Why do we not trust school trustees?
Trustees are the “accountability link” between school boards and the community, says former Ontario education minister Dave Cooke. If they aren’t prepared to speak to the media, which represents the public, it reinforces the idea that they don’t understand their role, he adds.
Cooke, who served as education minister in Bob Rae’s NDP government and is a former Windsor school trustee, said trustees across Ontario seem to be struggling with “what they really exist for.”
Amendments brought in by the Liberal government while Kathleen Wynne was education minister, he said, were meant to clarify and strengthen the role of trustees, but most have never taken on that responsibility.
Passive and silent trustees are a symptom of a power vacuum that board administration often moves in to fill, Cooke said.
School board communications policies have become issues across the country, with some saying they have been explicitly told not to speak to the media. In Ottawa, Catholic board trustees were unavailable to speak to the Citizen about the controversy that erupted when the principal of a Catholic elementary school vetoed a planned Grade 6 project on gay rights.
The board’s policy is that the board chair or director speaks to the media, although only the board’s director and none of the publicly elected trustees was made available to speak to reporters. The board’s head of communications said individual trustees could speak to members of the public, just not to the media.
The province, meanwhile, has appointed a consultant to investigate the Toronto District School Board after questions about accountability and transparency resulting in what has been called a toxic relationship between the director and trustees. Ontario Education Minister Liz Sandals said the board has been plagued with “confrontation, obfuscation and a lack of communication.”
The transparency issues have some questioning whether trustees who won’t speak publicly about their views and whose statements come from administrative communications staff serve any purpose.

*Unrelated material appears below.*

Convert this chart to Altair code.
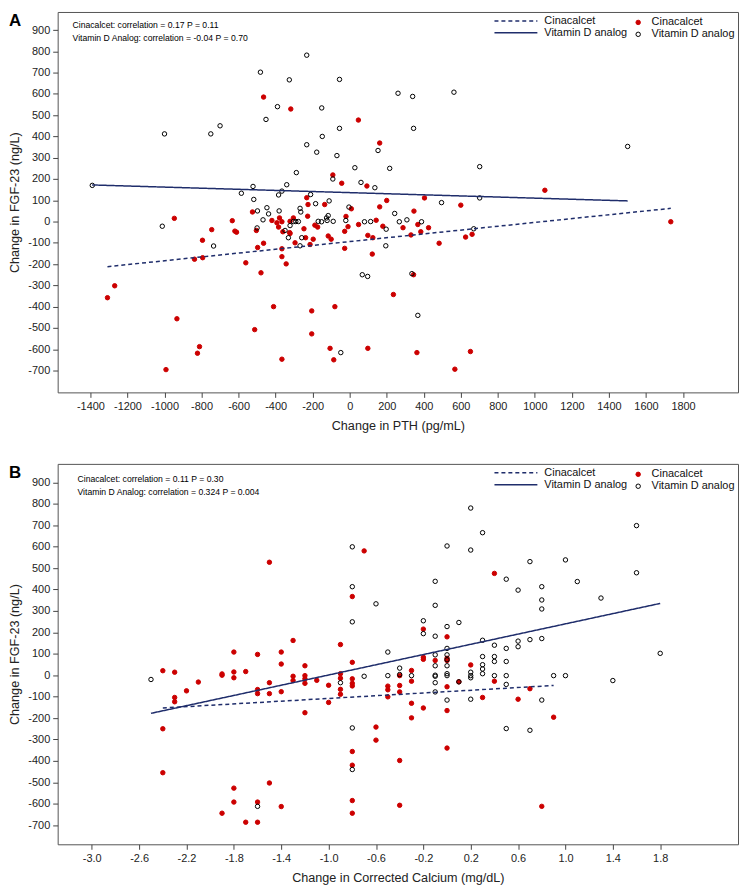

There has even been talk that governance of school boards has to change, said Cooke, with some suggesting the creation of hybrid school boards, with some elected trustees and others who are appointed.
Meanwhile, he said, any board of directors, whether a corporate board or school trustees, “should be looking at objectives and holding the CEO’s feet to the fire.”
If that doesn’t happen, he said, “the public loses and they don’t know why they should vote for the school board.”
Changes to the Education Act introduced in 2009 were aimed at strengthening school board governance. Under the Act, trustees are mandated to monitor the performance of their board’s director of education, promote student achievement and well-being, and communicate board decisions to members of the community, among other things.
Cooke said part of the role should be to oversee an annual update presented by board administration showing quality indicators and plans for improvement. Cooke said such a report could be a “state of education in the community” report. Trustees’ roles would be to help the community understand the measures and hold the administration to those quality standards. But it is something most boards have not taken up, he said.